State Rep. Carol McGuire made the comment in a statement that called a minimum wage requirement “discriminatory” and argues that young people would take $5 per hour work if offered.
“It’s very discriminatory, particularly for young people. They’re not worth the minimum,” the Republican legislator said.
The pre-tax annual salary of a person working 40 hours per week at $7.25 per hour is roughly $15,000. Drop that to $5 an hour and the pre-tax yearly income falls to $10,000.

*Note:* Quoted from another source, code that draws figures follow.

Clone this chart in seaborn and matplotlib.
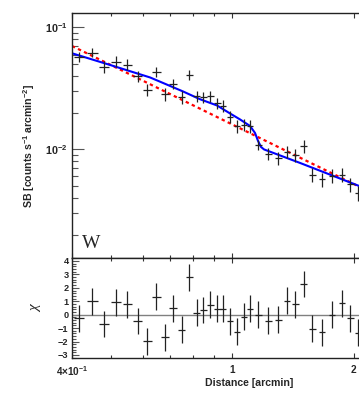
import numpy as np
import pandas as pd
import matplotlib
matplotlib.use('Agg')
import matplotlib.pyplot as plt
import seaborn as sns
from matplotlib.ticker import FixedLocator, FixedFormatter, MultipleLocator, NullFormatter

# Perfil de brillo superficial (sector W)
dist = [0.4165, 0.4494, 0.4813, 0.5146, 0.5489, 0.5834, 0.6152, 0.6477, 0.6820, 0.7139,
        0.7489, 0.7820, 0.8161, 0.8472, 0.8819, 0.9180, 0.9499, 0.9886, 1.029, 1.069,
        1.106, 1.161, 1.228, 1.300, 1.368, 1.434, 1.504, 1.579, 1.670, 1.769,
        1.872, 1.965, 2.051]
dist_err = [0.013, 0.014, 0.014, 0.015, 0.015, 0.015, 0.015, 0.016, 0.016, 0.016,
            0.016, 0.016, 0.016, 0.016, 0.017, 0.017, 0.017, 0.018, 0.018, 0.019,
            0.020, 0.022, 0.024, 0.025, 0.026, 0.027, 0.029, 0.030, 0.032, 0.034,
            0.035, 0.037, 0.039]
sb = [0.0576, 0.0621, 0.0477, 0.0526, 0.0497, 0.0400, 0.0309, 0.0434, 0.0285, 0.0346,
      0.0267, 0.0410, 0.0274, 0.0269, 0.0272, 0.0240, 0.0227, 0.0186, 0.0156, 0.0160,
      0.0156, 0.01089, 0.00924, 0.00847, 0.00959, 0.00901, 0.01058, 0.00618, 0.00568, 0.00607,
      0.00618, 0.00517, 0.00436]
sb_rel_err = [0.10, 0.085, 0.11, 0.10, 0.10, 0.10, 0.12, 0.10, 0.12, 0.10,
              0.12, 0.10, 0.10, 0.10, 0.10, 0.11, 0.11, 0.11, 0.12, 0.12,
              0.12, 0.10, 0.12, 0.12, 0.12, 0.12, 0.12, 0.13, 0.13, 0.13,
              0.13, 0.13, 0.14]
chi = [-0.28, 1.0, -0.7, 0.93, 0.78, -0.47, -1.97, 1.33, -1.7, 0.48,
       -1.13, 2.8, 0.13, 0.35, 0.73, 0.43, 0.43, -0.48, -1.28, -0.15,
       0.43, 0.0, -0.45, -0.38, 1.05, 0.78, 2.28, -1.05, -1.3, 0.0,
       0.85, -0.28, -1.35]

# Modelo con salto (azul) y modelo simple (rojo)
jump_x = [0.4, 0.4972, 0.6249, 0.7545, 0.8317, 0.9163, 0.9869, 1.045, 1.1063, 1.1385,
          1.1584, 1.1783, 1.1988, 1.4723, 2.063]
jump_y = [0.06144, 0.04928, 0.03893, 0.02988, 0.02579, 0.02294, 0.01973, 0.01762, 0.01558, 0.01365,
          0.01174, 0.01048, 0.0100, 0.00775, 0.00502]
plain_x = [0.4, 2.063]
plain_y = [0.0705, 0.00496]

sns.set_theme(style='ticks')
plt.rcParams['font.family'] = ['Liberation Sans', 'DejaVu Sans']
plt.rcParams['mathtext.fontset'] = 'custom'
plt.rcParams['mathtext.rm'] = 'Liberation Sans:bold'
plt.rcParams['mathtext.bf'] = 'Liberation Sans:bold'
plt.rcParams['mathtext.default'] = 'rm'

fig = plt.figure(figsize=(3.59, 3.97), dpi=100)
ax1 = fig.add_axes([0.2006, 0.3494, 0.7994, 0.6179])
ax2 = fig.add_axes([0.2006, 0.0975, 0.7994, 0.2519])

for ax in (ax1, ax2):
    ax.set_xscale('log')
    ax.set_xlim(0.4, 2.063)
    ax.spines['right'].set_visible(False)
    for s in ('left', 'top', 'bottom'):
        ax.spines[s].set_linewidth(1.0)
        ax.spines[s].set_color('#222222')
    ax.xaxis.set_major_locator(FixedLocator([0.4, 1, 2]))
    ax.xaxis.set_minor_locator(FixedLocator([0.5, 0.6, 0.7, 0.8, 0.9]))
    ax.xaxis.set_minor_formatter(NullFormatter())
    ax.tick_params(axis='x', which='both', direction='in', top=True, bottom=True, width=0.8, color='#333333')
    ax.tick_params(axis='x', which='major', length=3.6)
    ax.tick_params(axis='x', which='minor', length=2.2)
    ax.tick_params(axis='y', which='both', direction='in', left=True, right=False, width=0.8, color='#555555')

# panel superior
ax1.set_yscale('log')
ax1.set_ylim(0.00128, 0.1315)
sns.lineplot(x=plain_x, y=plain_y, ax=ax1, color='red', lw=1.6, linestyle=(0, (1.5, 1.5)), sort=False, estimator=None)
sns.lineplot(x=jump_x, y=jump_y, ax=ax1, color='blue', lw=1.5, sort=False, estimator=None)
sb_arr = np.array(sb)
ax1.errorbar(dist, sb, xerr=dist_err, yerr=sb_arr * np.array(sb_rel_err), fmt='none',
             ecolor='#222222', elinewidth=0.9)
ax1.yaxis.set_major_locator(FixedLocator([0.01, 0.1]))
ax1.yaxis.set_major_formatter(FixedFormatter(['10$^{-2}$', '10$^{-1}$']))
ax1.yaxis.set_minor_locator(FixedLocator([0.002, 0.003, 0.004, 0.005, 0.006, 0.007, 0.008, 0.009,
                                          0.02, 0.03, 0.04, 0.05, 0.06, 0.07, 0.08, 0.09]))
ax1.yaxis.set_minor_formatter(NullFormatter())
ax1.tick_params(axis='y', which='major', length=8.6, labelsize=7.8, pad=3.4)
ax1.tick_params(axis='y', which='minor', length=4.3)
ax1.tick_params(axis='x', labelbottom=False)
for t in ax1.get_yticklabels():
    t.set_fontweight('bold')
ax1.set_ylabel('SB [counts s$^{-1}$ arcmin$^{-2}$]', fontsize=7.6, fontweight='bold')
ax1.yaxis.set_label_coords(-0.122, 0.458)
ax1.set_xlabel('')
fig.text(82 / 359, 1 - 248 / 397, 'W', family='Liberation Serif', fontsize=14, va='baseline')

# panel de residuos
ax2.set_ylim(-3.25, 4.2)
ax2.axhline(0, color='gray', lw=1.0)
ax2.errorbar(dist, chi, xerr=dist_err, yerr=np.ones(len(chi)), fmt='none',
             ecolor='#222222', elinewidth=0.9)
ax2.yaxis.set_major_locator(MultipleLocator(1))
ax2.yaxis.set_minor_locator(MultipleLocator(0.2))
ax2.tick_params(axis='y', which='major', length=5, labelsize=6.6, pad=2.5)
ax2.tick_params(axis='y', which='minor', length=2.9)
ax2.xaxis.set_major_formatter(FixedFormatter(['4×10$^{-1}$', '1', '2']))
ax2.tick_params(axis='x', which='major', labelsize=7.2, pad=4.5)
for t in ax2.get_yticklabels() + ax2.get_xticklabels():
    t.set_fontweight('bold')
ax2.set_ylabel('χ', family='Liberation Serif', fontstyle='italic', fontsize=11)
ax2.yaxis.set_label_coords(-0.104, 0.5)
ax2.set_xlabel('Distance [arcmin]', fontsize=7.6, fontweight='bold')
ax2.xaxis.set_label_coords(0.617, -0.20)

fig.savefig('out.png', dpi=100)
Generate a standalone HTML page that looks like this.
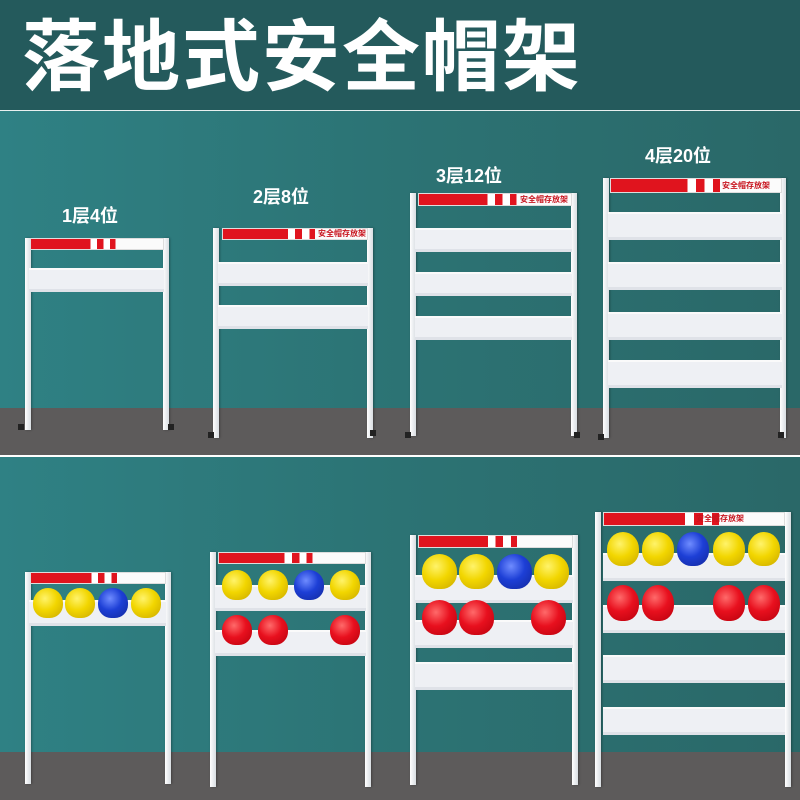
<!DOCTYPE html>
<html><head><meta charset="utf-8"><style>
*{margin:0;padding:0;box-sizing:border-box}
body{width:800px;height:800px;position:relative;overflow:hidden;font-family:"Liberation Sans","Noto Sans CJK SC",sans-serif}
div{position:absolute}
.bg1{left:0;top:111px;width:800px;height:344px;background:linear-gradient(90deg,#2f8184,#2c7374 50%,#2a6868)}
.bg2{left:0;top:457px;width:800px;height:343px;background:linear-gradient(90deg,#2f8184,#2c7374 50%,#2a6868)}
.fl{left:0;width:800px;background:#5d5b5b}
.p{width:6px;background:linear-gradient(90deg,#fff,#d8dde2);box-shadow:1px 0 2px rgba(0,0,0,.3)}
.ft{width:6px;height:6px;background:#222}
.h{background:linear-gradient(90deg,#e0141e 0,#e0141e 45%,#fff 45%,#fff 50%,#e0141e 50%,#e0141e 55%,#fff 55%,#fff 60%,#e0141e 60%,#e0141e 64%,#fbfbfb 64%);border:1px solid #ddd}
.ht{color:#c8141e;font-size:8px;font-weight:bold;white-space:nowrap;line-height:10px}
.s{background:#eef0f4;border-bottom:3px solid #dfe2e8;border-top:2px solid #fafafa}
.hm{border-radius:50% 50% 44% 44%}
.Y{background:radial-gradient(circle at 40% 35%,#fff36a,#f2d600 45%,#c9a800)}
.R{background:radial-gradient(circle at 40% 35%,#ff6a6a,#e8101e 45%,#b8000c)}
.B{background:radial-gradient(circle at 40% 35%,#6f8cff,#1d3fd6 45%,#12289c)}
.lb{color:#fff;font-weight:bold;font-size:18px;white-space:nowrap}
</style></head><body>
<div style="left:0;top:0;width:800px;height:110px;background:#245a5c"></div>
<div style="left:0;top:110px;width:800px;height:1px;background:#e8f0f0"></div>
<div style="left:22px;top:14px;font-size:78px;font-weight:bold;color:#fff;letter-spacing:2px;line-height:86px;white-space:nowrap">落地式安全帽架</div>
<div class="bg1"></div>
<div class="fl" style="top:408px;height:47px"></div>
<div style="left:0;top:455px;width:800px;height:2px;background:#fff"></div>
<div class="bg2"></div>
<div class="fl" style="top:752px;height:48px"></div>

<div class="lb" style="left:62px;top:202px">1层4位</div>
<div class="lb" style="left:253px;top:183px">2层8位</div>
<div class="lb" style="left:436px;top:162px">3层12位</div>
<div class="lb" style="left:645px;top:142px">4层20位</div>

<div class="p" style="left:25px;top:238px;height:192px"></div>
<div class="p" style="left:163px;top:238px;height:192px"></div>
<div class="h" style="left:30px;top:238px;width:134px;height:12px"></div>
<div class="s" style="left:29px;top:268px;width:135px;height:24px"></div>
<div class="ft" style="left:18px;top:424px"></div><div class="ft" style="left:168px;top:424px"></div>

<div class="p" style="left:213px;top:228px;height:210px"></div>
<div class="p" style="left:367px;top:228px;height:210px"></div>
<div class="h" style="left:222px;top:228px;width:146px;height:12px"></div>
<div class="ht" style="left:318px;top:229px">安全帽存放架</div>
<div class="s" style="left:218px;top:262px;width:150px;height:24px"></div>
<div class="s" style="left:218px;top:305px;width:150px;height:24px"></div>
<div class="ft" style="left:208px;top:432px"></div><div class="ft" style="left:370px;top:430px"></div>

<div class="p" style="left:410px;top:193px;height:243px"></div>
<div class="p" style="left:571px;top:193px;height:243px"></div>
<div class="h" style="left:418px;top:193px;width:154px;height:13px"></div>
<div class="ht" style="left:520px;top:195px">安全帽存放架</div>
<div class="s" style="left:415px;top:228px;width:157px;height:24px"></div>
<div class="s" style="left:415px;top:272px;width:157px;height:24px"></div>
<div class="s" style="left:415px;top:316px;width:157px;height:24px"></div>
<div class="ft" style="left:405px;top:432px"></div><div class="ft" style="left:574px;top:432px"></div>

<div class="p" style="left:603px;top:178px;height:260px"></div>
<div class="p" style="left:780px;top:178px;height:260px"></div>
<div class="h" style="left:610px;top:178px;width:172px;height:15px"></div>
<div class="ht" style="left:722px;top:181px">安全帽存放架</div>
<div class="s" style="left:608px;top:212px;width:174px;height:28px"></div>
<div class="s" style="left:608px;top:262px;width:174px;height:28px"></div>
<div class="s" style="left:608px;top:312px;width:174px;height:28px"></div>
<div class="s" style="left:608px;top:360px;width:174px;height:28px"></div>
<div class="ft" style="left:598px;top:434px"></div><div class="ft" style="left:778px;top:432px"></div>

<div class="p" style="left:25px;top:572px;height:212px"></div>
<div class="p" style="left:165px;top:572px;height:212px"></div>
<div class="h" style="left:30px;top:572px;width:136px;height:12px"></div>
<div class="s" style="left:29px;top:600px;width:137px;height:26px"></div>
<div class="hm Y" style="left:33px;top:588px;width:30px;height:30px"></div>
<div class="hm Y" style="left:65px;top:588px;width:30px;height:30px"></div>
<div class="hm B" style="left:98px;top:588px;width:30px;height:30px"></div>
<div class="hm Y" style="left:131px;top:588px;width:30px;height:30px"></div>

<div class="p" style="left:210px;top:552px;height:235px"></div>
<div class="p" style="left:365px;top:552px;height:235px"></div>
<div class="h" style="left:218px;top:552px;width:148px;height:12px"></div>
<div class="s" style="left:215px;top:585px;width:151px;height:26px"></div>
<div class="s" style="left:215px;top:630px;width:151px;height:26px"></div>
<div class="hm Y" style="left:222px;top:570px;width:30px;height:30px"></div>
<div class="hm Y" style="left:258px;top:570px;width:30px;height:30px"></div>
<div class="hm B" style="left:294px;top:570px;width:30px;height:30px"></div>
<div class="hm Y" style="left:330px;top:570px;width:30px;height:30px"></div>
<div class="hm R" style="left:222px;top:615px;width:30px;height:30px"></div>
<div class="hm R" style="left:258px;top:615px;width:30px;height:30px"></div>
<div class="hm R" style="left:330px;top:615px;width:30px;height:30px"></div>

<div class="p" style="left:410px;top:535px;height:250px"></div>
<div class="p" style="left:572px;top:535px;height:250px"></div>
<div class="h" style="left:418px;top:535px;width:155px;height:13px"></div>
<div class="s" style="left:415px;top:575px;width:158px;height:28px"></div>
<div class="s" style="left:415px;top:620px;width:158px;height:28px"></div>
<div class="s" style="left:415px;top:662px;width:158px;height:28px"></div>
<div class="hm Y" style="left:422px;top:554px;width:35px;height:35px"></div>
<div class="hm Y" style="left:459px;top:554px;width:35px;height:35px"></div>
<div class="hm B" style="left:497px;top:554px;width:35px;height:35px"></div>
<div class="hm Y" style="left:534px;top:554px;width:35px;height:35px"></div>
<div class="hm R" style="left:422px;top:600px;width:35px;height:35px"></div>
<div class="hm R" style="left:459px;top:600px;width:35px;height:35px"></div>
<div class="hm R" style="left:531px;top:600px;width:35px;height:35px"></div>

<div class="p" style="left:595px;top:512px;height:275px"></div>
<div class="p" style="left:785px;top:512px;height:275px"></div>
<div class="h" style="left:603px;top:512px;width:182px;height:14px"></div>
<div class="ht" style="left:696px;top:514px">安全帽存放架</div>
<div class="s" style="left:603px;top:553px;width:182px;height:28px"></div>
<div class="s" style="left:603px;top:605px;width:182px;height:28px"></div>
<div class="s" style="left:603px;top:655px;width:182px;height:28px"></div>
<div class="s" style="left:603px;top:707px;width:182px;height:28px"></div>
<div class="hm Y" style="left:607px;top:532px;width:32px;height:34px"></div>
<div class="hm Y" style="left:642px;top:532px;width:32px;height:34px"></div>
<div class="hm B" style="left:677px;top:532px;width:32px;height:34px"></div>
<div class="hm Y" style="left:713px;top:532px;width:32px;height:34px"></div>
<div class="hm Y" style="left:748px;top:532px;width:32px;height:34px"></div>
<div class="hm R" style="left:607px;top:585px;width:32px;height:36px"></div>
<div class="hm R" style="left:642px;top:585px;width:32px;height:36px"></div>
<div class="hm R" style="left:713px;top:585px;width:32px;height:36px"></div>
<div class="hm R" style="left:748px;top:585px;width:32px;height:36px"></div>
</body></html>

McGuire is an advocate of overturning all minimum wage legislation and allowing business to compensate employees on their own terms. She sponsored the legislation that ultimately repealed New Hampshire’s minimum wage law—an effort Democratic Gov. John Lynch attempted to veto. Republicans also defeated a Democrat-sponsored bill to up the state’s minimum wage by 75 cents per hour—a hike that would mean an extra $30 a week for New Hampshire’s 4,000 lowest-wage employees.
Republican House Speaker William O’Brien called the minimum wage a “job-killing regulation” and took his own jab at young Americans:
“Minimum wage jobs are often filled by younger workers with no job skills,” he told the Associated Press, arguing that a higher minimum wage would “take an axe to the bottom rung of the career ladder and deny many of those entry-level workers the chance to develop the job skills to have success later in life.”
As ThinkProgress’ Lee Fang notes, the $7.25 federal minimum wage is already low — the minimum wage in the 1960s was more than $9 an hour when adjusted to 2006 dollars.
McGuire’s accusation that “young people” are “not worth the minimum” is a slap in the face to youth around the country who work minimum jobs to support their families, save for college, or are forced to survive without the privileges of inherited wealth or their parents’ income.